She’s not the mom of the group.
Tyasha Harris makes that distinction clear. She’s a leader, a veteran and an extension of her coach on the floor for South Carolina women’s basketball. But she’s not the team mom.
“We’re not going down that road,” Harris said after the team’s first practice.
Instead, she’s the big sister, especially for the Gamecocks’ five freshmen, the No. 1 recruiting class in the country that arrived on campus with plenty of hype but a lot to learn to meet Dawn Staley’s high expectations.
“It kinda really really hit me when I was talking to one of my teammates before weights. ... We were talking about age and she said, ‘I’m 17 years old,’ and I’m just like, ‘Woah, I’m 21,’” Harris said Thursday at SEC media day. “And it just (hit me), I’m really the big sister and I know all the ropes. My thing is really leaving a legacy, just trying to show them the ropes so when I leave, we can continue on with our standards.”
And while Staley juggles the complicated dynamics involving that talented freshman class and the team’s veteran players, the key to making it all work could be the senior point guard from Noblesville, Indiana.
“I think she’s the leader. The most important job for her this year, can she can infuse the No. 1 recruiting class in the country? And they’re that good, that recruiting class,” Texas A&M coach Gary Blair said. “But Ty Harris, she’s a leader, a USA player. ... I think she’s very good. That’ll be the No. 1 role, not her scoring average going up or down, but her making the freshmen play within the system.”
Thus far, that role has been pretty easy, Harris said, thanks to the humility of the newcomers.
“They’re great kids, great players, great people. They love it, but they come in humble, very humble and willing to learn and listen,” Harris said. “And I think that’s the biggest part about being a basketball player, just knowing you have the hype and you have the ability to be great, yet you have the qualities to listen and learn more because you know that there’s always more to learn.”
But as multiple other coaches speaking in Birmingham noted Thursday, freshmen can be fickle, and the grind of the season can wear down young players. If and when that happens for the Gamecocks this year, Harris has the leadership ability to rally people and keep them going. SEC preseason player of the year Chennedy Carter, of Texas A&M, knows Harris from their time playing together with USA Basketball. Despite being conference rivals, she still gets help from her.
“She’s really a great support system. She’s someone I can always look up to,” Carter said. “To this day, I can text Ty, call Ty, FaceTime Ty, and she’ll answer. That’s one of the people I really love to have in my corner. She really has my best interests at heart, and I have hers.”
Arkansas point guard Amber Ramirez, who also knows Harris from their time with USA Basketball, agreed.
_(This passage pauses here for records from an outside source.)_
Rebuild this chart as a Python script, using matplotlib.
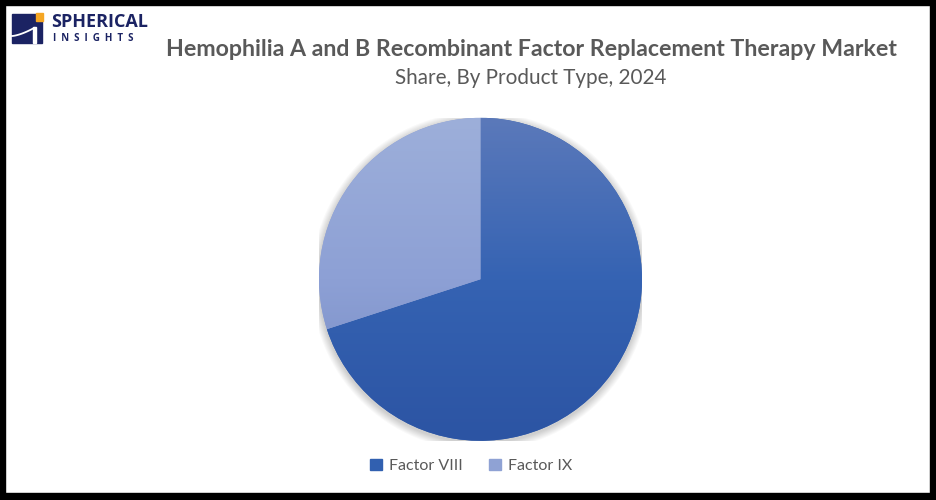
import matplotlib
matplotlib.use("Agg")
import matplotlib.pyplot as plt
import matplotlib.patches as mpatches
import numpy as np
from matplotlib.colors import LinearSegmentedColormap

categories = ["Factor VIII", "Factor IX"]
shares = [70.0, 30.0]
title = "Hemophilia A and B Recombinant Factor Replacement Therapy Market"
subtitle = "Share, By Product Type, 2024"

W, H = 936, 500
fig = plt.figure(figsize=(W / 100, H / 100), dpi=100)
fig.patch.set_facecolor("white")

def fx(px):
    return px / W

def fy(py):
    return 1 - py / H

# Frame border
for (x0, y0, w, h) in [(0, 0, 5, H), (930, 0, 6, H), (0, 0, W, 5), (0, 493, W, 7)]:
    fig.patches.append(mpatches.Rectangle((fx(x0), fy(y0 + h)), w / W, h / H,
                                          transform=fig.transFigure, color="black", zorder=10))

# Logo
navy = "#1b2363"
fig.patches.append(mpatches.Rectangle((fx(12), fy(43)), 30 / W, 29 / H, transform=fig.transFigure,
                                      color=navy, zorder=5))
fig.patches.append(mpatches.Rectangle((fx(36), fy(21)), 7 / W, 8 / H, transform=fig.transFigure,
                                      color="#f5a623", zorder=6))
fig.patches.append(mpatches.Rectangle((fx(33), fy(43)), 3 / W, 16 / H, transform=fig.transFigure,
                                      color="white", zorder=6))
tt = np.linspace(0, 1, 30)
fig.add_artist(plt.Line2D(fx(12 + 22 * tt), fy(36 - 8 * tt ** 1.5), transform=fig.transFigure,
                          color="white", lw=1.3, zorder=6))
fig.text(fx(51), fy(22), "SPHERICAL", fontsize=13, fontweight="bold", color=navy,
         family="Open Sans", va="center", ha="left")
fig.text(fx(53), fy(38.5), "I  N  S  I  G  H  T  S", fontsize=7, color=navy,
         family="Open Sans", va="center", ha="left", fontweight="bold")

# Titles
fig.text(fx(531), fy(50), title, fontsize=16.7, fontweight="bold", color="#595959",
         family="Lato", ha="center", va="center")
fig.text(fx(531), fy(78), subtitle, fontsize=14.9, color="#595959",
         family="Lato", ha="center", va="center")

# Pie
cx, cy, r = 480.5, 279.3, 161.5
ax = fig.add_axes([fx(cx - r), fy(cy + r), 2 * r / W, 2 * r / H])
ax.set_axis_off()

# soft shadow
for i in range(8):
    sh = mpatches.Circle((0, -0.012), 1.0 + 0.006 * (i + 1), color="black", alpha=0.025, lw=0,
                         zorder=0)
    ax.add_patch(sh)

wedges, _ = ax.pie(shares, startangle=90, counterclock=False, radius=1.0,
                   colors=["#3563b3", "#8da0d5"], wedgeprops=dict(linewidth=0))
ax.set_xlim(-1, 1)
ax.set_ylim(-1, 1)

grads = [
    LinearSegmentedColormap.from_list("g8", ["#2c54a3", "#3563b3", "#5b79ba"]),
    LinearSegmentedColormap.from_list("g9", ["#7489c2", "#8da0d5", "#9dafda"]),
]
grad = np.linspace(0, 1, 256).reshape(-1, 1)
for w, cm in zip(wedges, grads):
    im = ax.imshow(grad, cmap=cm, extent=(-1, 1, -1, 1), origin="lower", aspect="auto",
                   zorder=3)
    im.set_clip_path(w)
ax.set_xlim(-1, 1)
ax.set_ylim(-1, 1)

# Legend
handles = [mpatches.Patch(color=c) for c in ["#3160b0", "#8fa2d4"]]
leg = fig.legend(handles, categories, loc="center", bbox_to_anchor=(fx(471), fy(466)),
                 ncol=2, frameon=False, handlelength=0.75, handleheight=0.75,
                 handletextpad=0.45, columnspacing=1.6,
                 prop=dict(family="Lato", size=11.5))
for t in leg.get_texts():
    t.set_color("#595959")

fig.savefig("out.png", dpi=100, facecolor="white")
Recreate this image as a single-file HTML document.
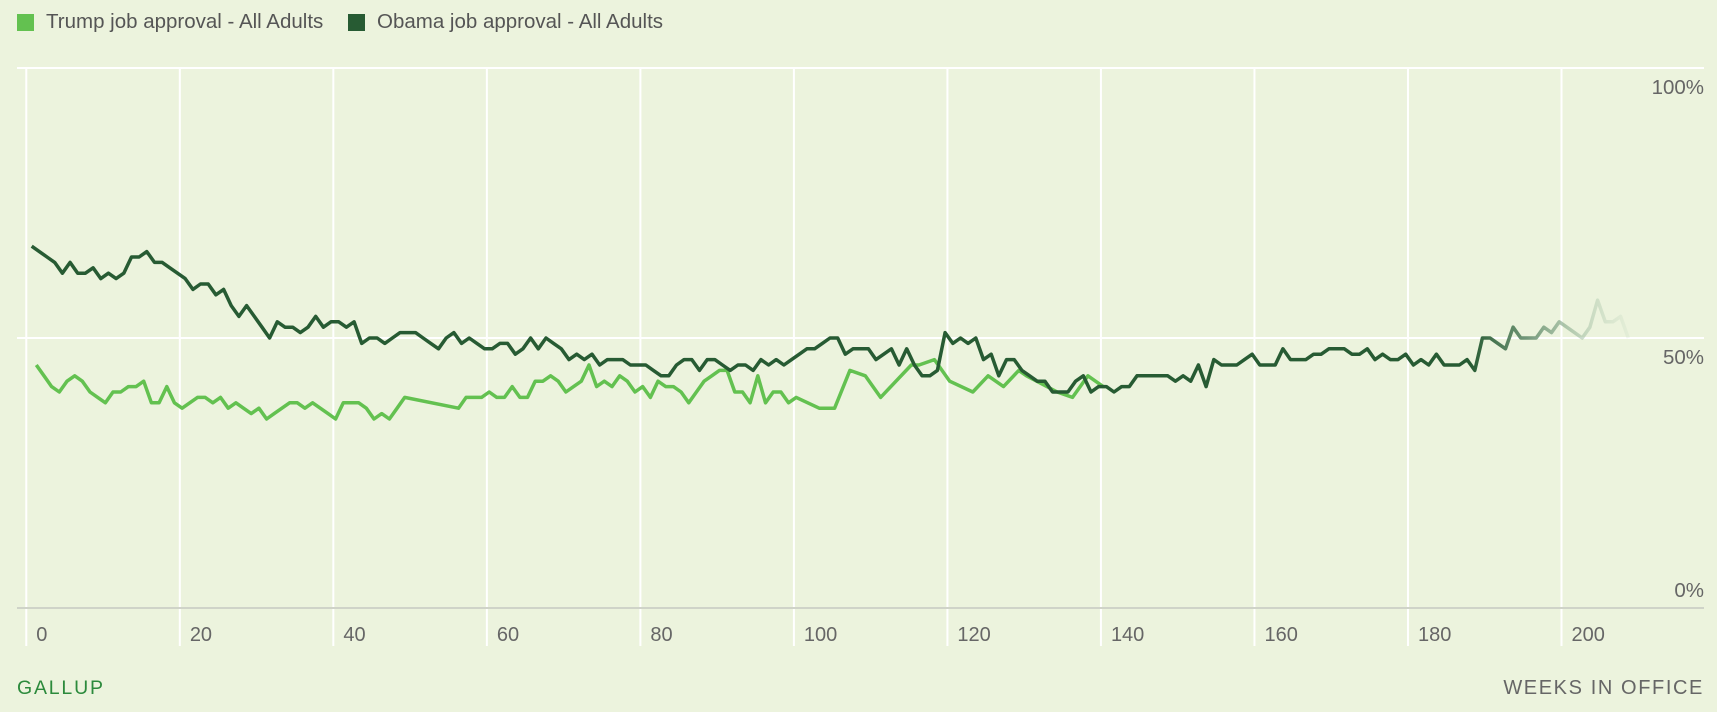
<!DOCTYPE html>
<html><head><meta charset="utf-8"><style>
html,body{margin:0;padding:0;background:#ecf3dd;}
body{width:1717px;height:712px;overflow:hidden;position:relative;font-family:"Liberation Sans",sans-serif;}
.leg{position:absolute;top:10px;font-size:20.5px;color:#555;display:flex;align-items:center;}
.sw{width:17px;height:17px;display:inline-block;margin-right:12px;}
</style></head><body>
<div class="leg" style="left:17px"><span class="sw" style="background:#63c150"></span>Trump job approval - All Adults</div>
<div class="leg" style="left:348px"><span class="sw" style="background:#275b33"></span>Obama job approval - All Adults</div>
<svg id="chart" width="1717" height="712" style="position:absolute;left:0;top:0">
<defs><linearGradient id="fade" gradientUnits="userSpaceOnUse" x1="1470" y1="0" x2="1632" y2="0">
<stop offset="0" stop-color="#275b33" stop-opacity="1"/><stop offset="0.35" stop-color="#4f7d5a" stop-opacity="0.8"/><stop offset="0.7" stop-color="#8fb193" stop-opacity="0.45"/><stop offset="1" stop-color="#c8dcc4" stop-opacity="0.2"/></linearGradient></defs>
<g id="grid"></g><g id="lines"></g><g id="labels"></g>
<text x="17" y="694" fill="#2c8a3c" font-size="19.5" letter-spacing="1.8">GALLUP</text>
<text x="1704" y="694" fill="#666" font-size="20" letter-spacing="1.6" text-anchor="end">WEEKS IN OFFICE</text>
</svg>
<script>
const xTicks=[0,20,40,60,80,100,120,140,160,180,200];
const yTicks=[0,50,100];
const yTickLabels=["0%","50%","100%"];
const obamaValues=[67,66,65,64,62,64,62,62,63,61,62,61,62,65,65,66,64,64,63,62,61,59,60,60,58,59,56,54,56,54,52,50,53,52,52,51,52,54,52,53,53,52,53,49,50,50,49,50,51,51,51,50,49,48,50,51,49,50,49,48,48,49,49,47,48,50,48,50,49,48,46,47,46,47,45,46,46,46,45,45,45,44,43,43,45,46,46,44,46,46,45,44,45,45,44,46,45,46,45,46,47,48,48,49,50,50,47,48,48,48,46,47,48,45,48,45,43,43,44,51,49,50,49,50,46,47,43,46,46,44,43,42,42,40,40,40,42,43,40,41,41,40,41,41,43,43,43,43,43,42,43,42,45,41,46,45,45,45,46,47,45,45,45,48,46,46,46,47,47,48,48,48,47,47,48,46,47,46,46,47,45,46,45,47,45,45,45,46,44,50,50,49,48,52,50,50,50,52,51,53,52,51,50,52,57,53,53,54,50];
const trumpWeeks=[1,2,3,4,5,6,7,8,9,10,11,12,13,14,15,16,17,18,19,20,21,22,23,24,25,26,27,28,29,30,31,32,33,34,35,36,37,38,39,40,41,42,43,44,45,46,47,48,49,56,57,58,59,60,61,62,63,64,65,66,67,68,69,70,71,72,73,74,75,76,77,78,79,80,81,82,83,84,85,86,87,88,89,90,91,92,93,94,95,96,97,98,99,100,103,105,107,109,111,115,116,118,120,123,125,127,129,130,134,136,138,140];
const trumpValues=[45,43,41,40,42,43,42,40,39,38,40,40,41,41,42,38,38,41,38,37,38,39,39,38,39,37,38,37,36,37,35,36,37,38,38,37,38,37,36,35,38,38,38,37,35,36,35,37,39,37,39,39,39,40,39,39,41,39,39,42,42,43,42,40,41,42,45,41,42,41,43,42,40,41,39,42,41,41,40,38,40,42,43,44,44,40,40,38,43,38,40,40,38,39,37,37,44,43,39,45,45,46,42,40,43,41,44,43,40,39,43,41];
const NS="http://www.w3.org/2000/svg";
const X=w=>26.3+7.676*w;
const Y=p=>608-5.4*p;
const grid=document.getElementById('grid'),lines=document.getElementById('lines'),labels=document.getElementById('labels');
function mk(tag,attrs,parent){const e=document.createElementNS(NS,tag);for(const k in attrs)e.setAttribute(k,attrs[k]);parent.appendChild(e);return e;}
xTicks.forEach(t=>{
  const l=mk('line',{x1:X(t),x2:X(t),y1:68,y2:646,stroke:'#fff','stroke-width':2},grid);
  
  
  const tx=mk('text',{x:X(t)+10,y:641,fill:'#666','font-size':20},labels);
  tx.textContent=t;
  
  
});
yTicks.forEach((t,i)=>{
  const l=mk('line',{x1:17,x2:1704,y1:Y(t),y2:Y(t),stroke:t===0?'#cfd3c8':'#fff','stroke-width':2},grid);
  
  
  const tx=mk('text',{x:1704,y:t===0?Y(t)-11:Y(t)+26,fill:'#666','font-size':20.5,'text-anchor':'end'},labels);
  tx.textContent=yTickLabels[i];
  
  
});
const tp=trumpWeeks.map((w,i)=>X(w+0.3).toFixed(1)+','+Y(trumpValues[i]).toFixed(1)).join(' ');
const tl=mk('polyline',{points:tp,fill:'none',stroke:'#63c150','stroke-width':3.5,'stroke-linejoin':'round'},lines);


const op=obamaValues.map((v,i)=>X(i+1-0.3).toFixed(1)+','+Y(v).toFixed(1)).join(' ');
const ol=mk('polyline',{points:op,fill:'none',stroke:'url(#fade)','stroke-width':3.5,'stroke-linejoin':'round'},lines);


</script>
</body></html>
“She’s a great point guard. Playing with her on USA was great, and seeing her and seeing what she’s done for the program at South Carolina has been great. She does great things on and off the court,” Ramirez said.
With the massive influx of talent, including a transfer in Destiny Littleton who has a reputation as a pure scorer, one might expect Harris to settle into her typical job of distributor, a role she’s excelled at over her first three seasons to put her within striking distance of the program’s career record for assists.
But Carter and Staley both said they’ve noticed a difference in her approach. While her scoring average held steady in between 10 and 11 points between her sophomore and junior years, she’s ready to step up this season, not just when desperately needed, to “call her own number” and become an option in her own right.
“I’ve asked Ty to do what she does. She probably has to go what she did for us as a freshman in facilitating, but also being aggressive offensively. I think Ty, she’s balanced, she’s more balanced now,” Staley said. “She’s attacking the rim, she’s shooting the basketball, she’s being the consummate point guard even when she doesn’t have the ball on the floor, like giving directions and being the example of what our point guards need to be, now and in the future.”
Part of that balanced change was the approaching end of her college career, Harris said. But part of it was sparked by one of her little sisters on the roster.
Freshman Zia Cooke “told me, she’s like, ‘What’s your difference throughout how your college career went?’ And I was trying to tell her, I was more of a facilitator and I try to pick and choose my spots here and there, and she was like, ‘No, I want you to be a scorer. I want you to get yours as well as you giving us ours.’ And that kind of hit me, because having a younger player be like, ‘Go ahead, shine,’ that type of thing, was kind of cool just to hear that.
“There’s things you know you got to step up and do, and it’s my time and I feel like I gotta let it go ahead.”